The S&P500 ($SPX) fell 2.3% last week. As of Friday's close, the index sat ~1.5% above the 50-day and 9% above the 200 day moving averages.
2023-08-06-SPX Trendline Analysis - Daily
No change from the ADX last week, although the directional indicators did converge significantly during the sell-off.
Price/volume also remains in an uptrend, while picking up 3 distribution days in the past 7 sessions. Friday's intraday reversal added a distribution day to the count, even though volume wasn't extended from Thursday's session.
2023-08-06- SPX Elliott Wave Analysis - Daily
Both Elliott Wave counts show the market in the final stage of the recent rally. A negative divergence in both the RSI(5) and the MACD are bearish near-term, though key support and resistance levels remain unchanged (4169 and 4632).
2023-07-01- SPX Elliott Wave Analysis - Weekly - Primary 1 (Bullish)
Zooming out to the long-term view shows the rally extended for 5 weeks versus the last chart update in July.
2023-08-06- SPX Elliott Wave Analysis - Weekly - Primary 1 (Bullish)
If the market truly started a new bull market last October, Elliott Wave puts the next in the S&P500 somewhere between 4200 and 3800; roughly a ~7% to 18% drop from Friday's close.
If the S&P500 just experienced a long, bear-market rally from October 2022, then the next wave completes somewhere below the March 2023 low of ~3800.
2023-08-06- SPX Elliott Wave Analysis - Weekly - Primary Y (Bearish)
On Tuesday, Fitch Ratings downgraded the Long-Term Foreign Currency IDR fpr the U.S. from AAA to AA+ (Fitch Downgrades the United States' Long-Term Ratings to 'AA+' from 'AAA'; Outlook Stable). IDR the abbreviation for Issuer Debt Rating. Per Fitch:
The rating downgrade of the United States reflects the expected fiscal deterioration over the next three years, a high and growing general government debt burden, and the erosion of governance...has manifested in repeated debt limit standoffs and last-minute resolutions.

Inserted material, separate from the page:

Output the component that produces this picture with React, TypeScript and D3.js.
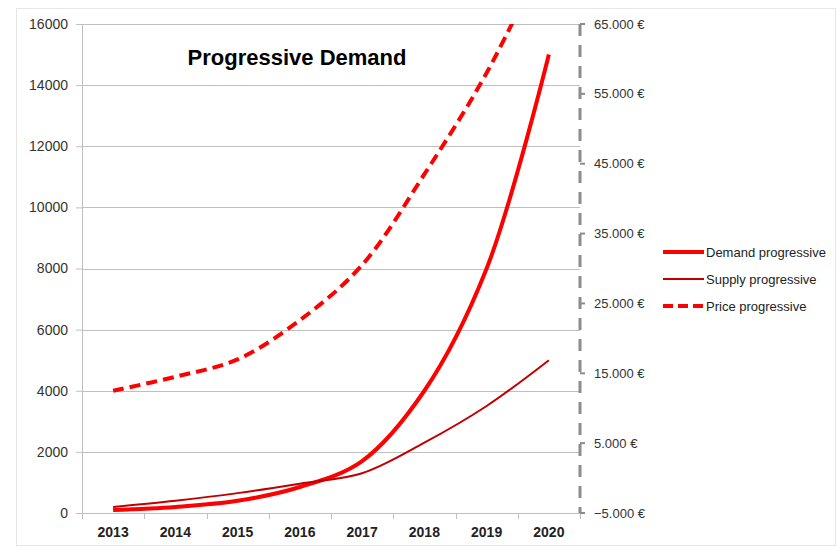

Based on that rationale, I'm surprised anyone was surprised! In the end, the rating change means that this risk of owning U.S. debt is slightly higher now, so interest rates will rise to compensate.
The Non-Farm Payrolls report for June was a mixed bag. Payrolls were up 187K, missing the consensus estimate for 200K. Unemployment dropped 10 basis points (3.6% to 3.5%), and average hourly earnings increased more than expected (+4.4% Y/Y). These data points, combined with last week's advanced GDP and PCE figures, are unlikely to dissuade the FOMC from raising rates again.
Best to Your Week!
P.S. If you find this research helpful, please tell a friend.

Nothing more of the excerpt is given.